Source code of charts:
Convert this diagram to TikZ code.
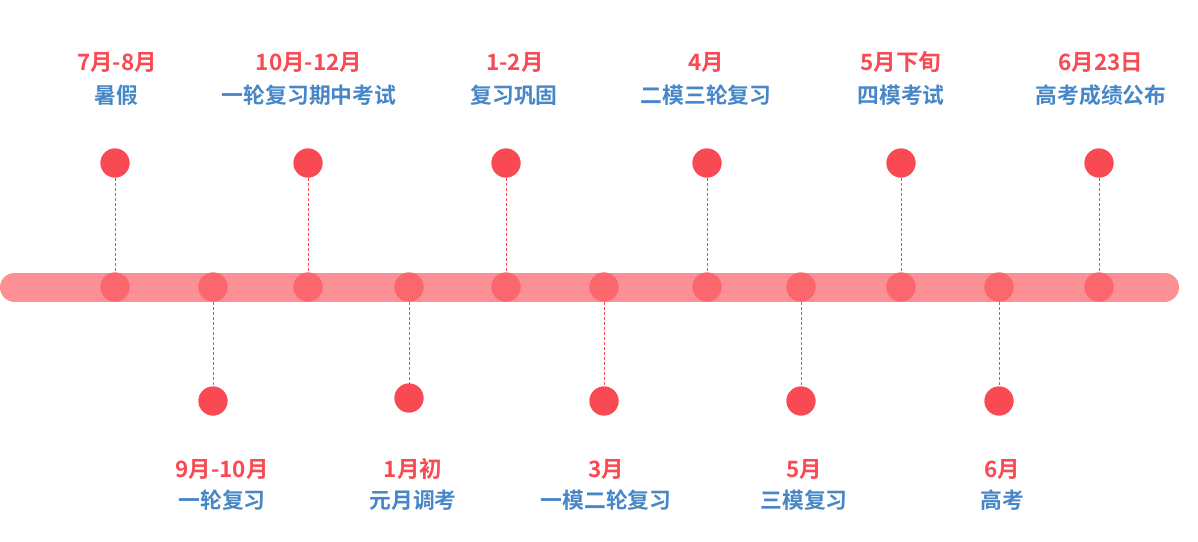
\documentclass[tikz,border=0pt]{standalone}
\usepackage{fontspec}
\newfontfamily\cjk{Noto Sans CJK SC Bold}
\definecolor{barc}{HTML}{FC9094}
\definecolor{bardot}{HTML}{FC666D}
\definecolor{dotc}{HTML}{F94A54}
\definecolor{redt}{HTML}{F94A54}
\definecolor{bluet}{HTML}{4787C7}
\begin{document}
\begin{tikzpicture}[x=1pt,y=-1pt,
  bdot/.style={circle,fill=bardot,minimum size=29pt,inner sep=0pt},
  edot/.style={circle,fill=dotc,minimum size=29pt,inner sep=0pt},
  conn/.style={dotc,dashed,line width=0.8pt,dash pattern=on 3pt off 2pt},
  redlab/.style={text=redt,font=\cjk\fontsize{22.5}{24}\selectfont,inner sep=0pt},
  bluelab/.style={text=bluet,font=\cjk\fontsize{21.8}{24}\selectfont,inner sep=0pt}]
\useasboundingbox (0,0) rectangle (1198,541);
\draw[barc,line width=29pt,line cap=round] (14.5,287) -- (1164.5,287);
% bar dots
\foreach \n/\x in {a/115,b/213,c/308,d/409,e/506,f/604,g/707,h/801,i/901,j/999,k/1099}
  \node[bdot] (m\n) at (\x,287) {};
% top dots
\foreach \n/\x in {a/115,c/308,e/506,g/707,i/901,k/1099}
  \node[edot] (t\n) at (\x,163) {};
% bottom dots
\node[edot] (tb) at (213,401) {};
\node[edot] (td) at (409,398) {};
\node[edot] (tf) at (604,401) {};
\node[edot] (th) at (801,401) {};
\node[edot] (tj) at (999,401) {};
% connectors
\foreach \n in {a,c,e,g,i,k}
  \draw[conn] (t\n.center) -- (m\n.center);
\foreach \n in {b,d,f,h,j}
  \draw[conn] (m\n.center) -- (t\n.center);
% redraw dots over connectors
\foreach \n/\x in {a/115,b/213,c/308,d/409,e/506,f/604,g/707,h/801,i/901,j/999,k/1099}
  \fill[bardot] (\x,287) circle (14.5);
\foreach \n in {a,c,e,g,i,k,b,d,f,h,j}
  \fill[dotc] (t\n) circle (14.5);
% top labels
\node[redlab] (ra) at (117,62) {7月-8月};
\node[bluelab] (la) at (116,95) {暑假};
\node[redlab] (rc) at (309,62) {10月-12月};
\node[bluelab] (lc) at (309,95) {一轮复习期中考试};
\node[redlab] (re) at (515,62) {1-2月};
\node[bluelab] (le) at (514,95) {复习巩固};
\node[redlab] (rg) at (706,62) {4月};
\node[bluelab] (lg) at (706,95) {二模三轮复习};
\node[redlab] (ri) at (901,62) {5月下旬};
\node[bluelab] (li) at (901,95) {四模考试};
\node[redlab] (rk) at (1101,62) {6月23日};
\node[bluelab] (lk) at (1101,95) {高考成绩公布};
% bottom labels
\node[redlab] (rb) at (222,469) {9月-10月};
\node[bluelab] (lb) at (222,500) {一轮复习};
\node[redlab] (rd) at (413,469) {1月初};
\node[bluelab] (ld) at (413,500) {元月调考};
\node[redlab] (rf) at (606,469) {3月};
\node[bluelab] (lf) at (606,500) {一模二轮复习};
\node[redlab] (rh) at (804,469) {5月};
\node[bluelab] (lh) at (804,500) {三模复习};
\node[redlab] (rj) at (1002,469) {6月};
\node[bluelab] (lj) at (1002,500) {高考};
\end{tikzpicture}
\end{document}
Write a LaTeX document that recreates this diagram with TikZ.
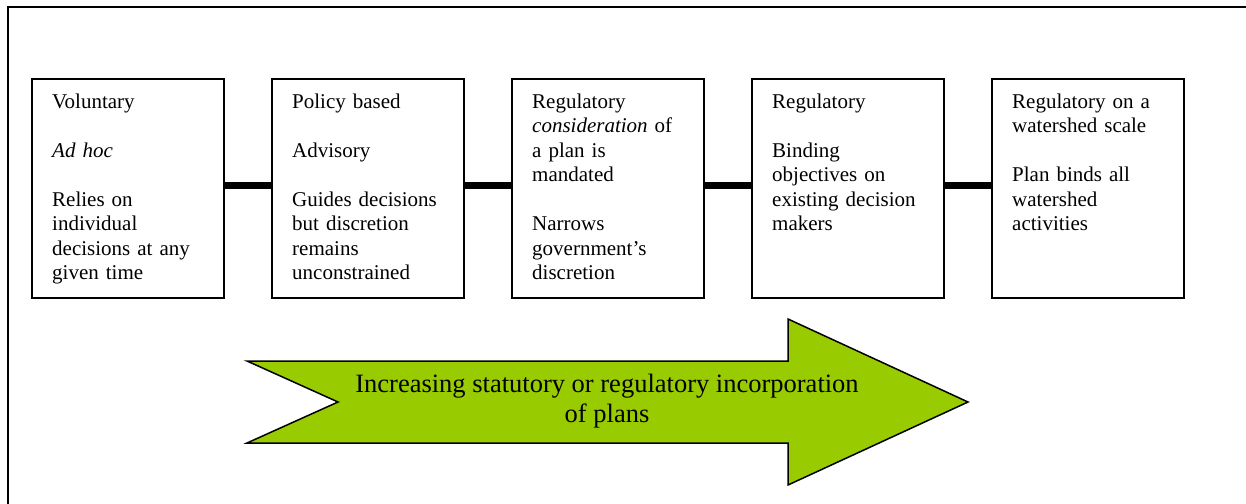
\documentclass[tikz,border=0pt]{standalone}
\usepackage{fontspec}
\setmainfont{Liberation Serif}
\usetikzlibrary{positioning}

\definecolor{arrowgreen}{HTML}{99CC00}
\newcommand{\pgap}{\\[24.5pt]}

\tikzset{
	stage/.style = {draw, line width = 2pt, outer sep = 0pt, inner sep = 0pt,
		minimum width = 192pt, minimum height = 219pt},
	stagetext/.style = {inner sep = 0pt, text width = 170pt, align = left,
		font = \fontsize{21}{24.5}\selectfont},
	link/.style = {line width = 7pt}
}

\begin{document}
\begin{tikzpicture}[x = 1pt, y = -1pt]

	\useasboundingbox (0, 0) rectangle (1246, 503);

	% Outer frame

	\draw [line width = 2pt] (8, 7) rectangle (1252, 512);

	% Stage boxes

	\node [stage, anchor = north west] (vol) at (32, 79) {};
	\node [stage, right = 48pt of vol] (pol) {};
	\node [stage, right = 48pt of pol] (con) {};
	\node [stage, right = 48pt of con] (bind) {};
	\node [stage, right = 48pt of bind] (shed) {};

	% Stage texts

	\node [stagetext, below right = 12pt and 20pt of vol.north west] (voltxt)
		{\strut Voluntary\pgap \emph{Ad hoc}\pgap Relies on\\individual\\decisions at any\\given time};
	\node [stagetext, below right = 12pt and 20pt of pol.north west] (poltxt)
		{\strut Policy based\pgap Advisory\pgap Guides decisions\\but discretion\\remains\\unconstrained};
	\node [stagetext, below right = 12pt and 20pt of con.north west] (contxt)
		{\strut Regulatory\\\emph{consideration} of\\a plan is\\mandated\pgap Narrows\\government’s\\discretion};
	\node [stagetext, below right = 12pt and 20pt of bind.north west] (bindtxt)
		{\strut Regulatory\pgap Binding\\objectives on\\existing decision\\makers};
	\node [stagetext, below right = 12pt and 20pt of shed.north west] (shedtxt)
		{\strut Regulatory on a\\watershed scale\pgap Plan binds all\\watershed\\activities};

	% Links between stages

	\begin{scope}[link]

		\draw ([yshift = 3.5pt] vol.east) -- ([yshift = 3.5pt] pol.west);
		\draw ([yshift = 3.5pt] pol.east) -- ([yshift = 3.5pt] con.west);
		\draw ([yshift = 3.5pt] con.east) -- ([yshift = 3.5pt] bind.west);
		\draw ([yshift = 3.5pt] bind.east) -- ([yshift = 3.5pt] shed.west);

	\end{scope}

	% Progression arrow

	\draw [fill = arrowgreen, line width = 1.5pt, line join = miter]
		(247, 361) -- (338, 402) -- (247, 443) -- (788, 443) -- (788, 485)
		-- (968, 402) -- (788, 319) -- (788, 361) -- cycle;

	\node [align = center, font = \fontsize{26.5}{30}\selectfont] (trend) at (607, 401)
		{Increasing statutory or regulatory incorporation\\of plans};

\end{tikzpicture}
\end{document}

▶ **EXERCISE AIM**
The material above must be printed exactly, with its pictures left out.

▶ **RESPONSE**
Convert this diagram to TikZ code.
\documentclass[tikz,border=0pt]{standalone}
\usepackage{fontspec}
\newfontfamily\cjk{Noto Sans CJK SC Bold}
\definecolor{barc}{HTML}{FC9094}
\definecolor{bardot}{HTML}{FC666D}
\definecolor{dotc}{HTML}{F94A54}
\definecolor{redt}{HTML}{F94A54}
\definecolor{bluet}{HTML}{4787C7}
\begin{document}
\begin{tikzpicture}[x=1pt,y=-1pt,
  bdot/.style={circle,fill=bardot,minimum size=29pt,inner sep=0pt},
  edot/.style={circle,fill=dotc,minimum size=29pt,inner sep=0pt},
  conn/.style={dotc,dashed,line width=0.8pt,dash pattern=on 3pt off 2pt},
  redlab/.style={text=redt,font=\cjk\fontsize{22.5}{24}\selectfont,inner sep=0pt},
  bluelab/.style={text=bluet,font=\cjk\fontsize{21.8}{24}\selectfont,inner sep=0pt}]
\useasboundingbox (0,0) rectangle (1198,541);
\draw[barc,line width=29pt,line cap=round] (14.5,287) -- (1164.5,287);
% bar dots
\foreach \n/\x in {a/115,b/213,c/308,d/409,e/506,f/604,g/707,h/801,i/901,j/999,k/1099}
  \node[bdot] (m\n) at (\x,287) {};
% top dots
\foreach \n/\x in {a/115,c/308,e/506,g/707,i/901,k/1099}
  \node[edot] (t\n) at (\x,163) {};
% bottom dots
\node[edot] (tb) at (213,401) {};
\node[edot] (td) at (409,398) {};
\node[edot] (tf) at (604,401) {};
\node[edot] (th) at (801,401) {};
\node[edot] (tj) at (999,401) {};
% connectors
\foreach \n in {a,c,e,g,i,k}
  \draw[conn] (t\n.center) -- (m\n.center);
\foreach \n in {b,d,f,h,j}
  \draw[conn] (m\n.center) -- (t\n.center);
% redraw dots over connectors
\foreach \n/\x in {a/115,b/213,c/308,d/409,e/506,f/604,g/707,h/801,i/901,j/999,k/1099}
  \fill[bardot] (\x,287) circle (14.5);
\foreach \n in {a,c,e,g,i,k,b,d,f,h,j}
  \fill[dotc] (t\n) circle (14.5);
% top labels
\node[redlab] (ra) at (117,62) {7月-8月};
\node[bluelab] (la) at (116,95) {暑假};
\node[redlab] (rc) at (309,62) {10月-12月};
\node[bluelab] (lc) at (309,95) {一轮复习期中考试};
\node[redlab] (re) at (515,62) {1-2月};
\node[bluelab] (le) at (514,95) {复习巩固};
\node[redlab] (rg) at (706,62) {4月};
\node[bluelab] (lg) at (706,95) {二模三轮复习};
\node[redlab] (ri) at (901,62) {5月下旬};
\node[bluelab] (li) at (901,95) {四模考试};
\node[redlab] (rk) at (1101,62) {6月23日};
\node[bluelab] (lk) at (1101,95) {高考成绩公布};
% bottom labels
\node[redlab] (rb) at (222,469) {9月-10月};
\node[bluelab] (lb) at (222,500) {一轮复习};
\node[redlab] (rd) at (413,469) {1月初};
\node[bluelab] (ld) at (413,500) {元月调考};
\node[redlab] (rf) at (606,469) {3月};
\node[bluelab] (lf) at (606,500) {一模二轮复习};
\node[redlab] (rh) at (804,469) {5月};
\node[bluelab] (lh) at (804,500) {三模复习};
\node[redlab] (rj) at (1002,469) {6月};
\node[bluelab] (lj) at (1002,500) {高考};
\end{tikzpicture}
\end{document}
Write a LaTeX document that recreates this diagram with TikZ.
\documentclass[tikz,border=0pt]{standalone}
\usepackage{fontspec}
\setmainfont{Liberation Serif}
\usetikzlibrary{positioning}

\definecolor{arrowgreen}{HTML}{99CC00}
\newcommand{\pgap}{\\[24.5pt]}

\tikzset{
	stage/.style = {draw, line width = 2pt, outer sep = 0pt, inner sep = 0pt,
		minimum width = 192pt, minimum height = 219pt},
	stagetext/.style = {inner sep = 0pt, text width = 170pt, align = left,
		font = \fontsize{21}{24.5}\selectfont},
	link/.style = {line width = 7pt}
}

\begin{document}
\begin{tikzpicture}[x = 1pt, y = -1pt]

	\useasboundingbox (0, 0) rectangle (1246, 503);

	% Outer frame

	\draw [line width = 2pt] (8, 7) rectangle (1252, 512);

	% Stage boxes

	\node [stage, anchor = north west] (vol) at (32, 79) {};
	\node [stage, right = 48pt of vol] (pol) {};
	\node [stage, right = 48pt of pol] (con) {};
	\node [stage, right = 48pt of con] (bind) {};
	\node [stage, right = 48pt of bind] (shed) {};

	% Stage texts

	\node [stagetext, below right = 12pt and 20pt of vol.north west] (voltxt)
		{\strut Voluntary\pgap \emph{Ad hoc}\pgap Relies on\\individual\\decisions at any\\given time};
	\node [stagetext, below right = 12pt and 20pt of pol.north west] (poltxt)
		{\strut Policy based\pgap Advisory\pgap Guides decisions\\but discretion\\remains\\unconstrained};
	\node [stagetext, below right = 12pt and 20pt of con.north west] (contxt)
		{\strut Regulatory\\\emph{consideration} of\\a plan is\\mandated\pgap Narrows\\government’s\\discretion};
	\node [stagetext, below right = 12pt and 20pt of bind.north west] (bindtxt)
		{\strut Regulatory\pgap Binding\\objectives on\\existing decision\\makers};
	\node [stagetext, below right = 12pt and 20pt of shed.north west] (shedtxt)
		{\strut Regulatory on a\\watershed scale\pgap Plan binds all\\watershed\\activities};

	% Links between stages

	\begin{scope}[link]

		\draw ([yshift = 3.5pt] vol.east) -- ([yshift = 3.5pt] pol.west);
		\draw ([yshift = 3.5pt] pol.east) -- ([yshift = 3.5pt] con.west);
		\draw ([yshift = 3.5pt] con.east) -- ([yshift = 3.5pt] bind.west);
		\draw ([yshift = 3.5pt] bind.east) -- ([yshift = 3.5pt] shed.west);

	\end{scope}

	% Progression arrow

	\draw [fill = arrowgreen, line width = 1.5pt, line join = miter]
		(247, 361) -- (338, 402) -- (247, 443) -- (788, 443) -- (788, 485)
		-- (968, 402) -- (788, 319) -- (788, 361) -- cycle;

	\node [align = center, font = \fontsize{26.5}{30}\selectfont] (trend) at (607, 401)
		{Increasing statutory or regulatory incorporation\\of plans};

\end{tikzpicture}
\end{document}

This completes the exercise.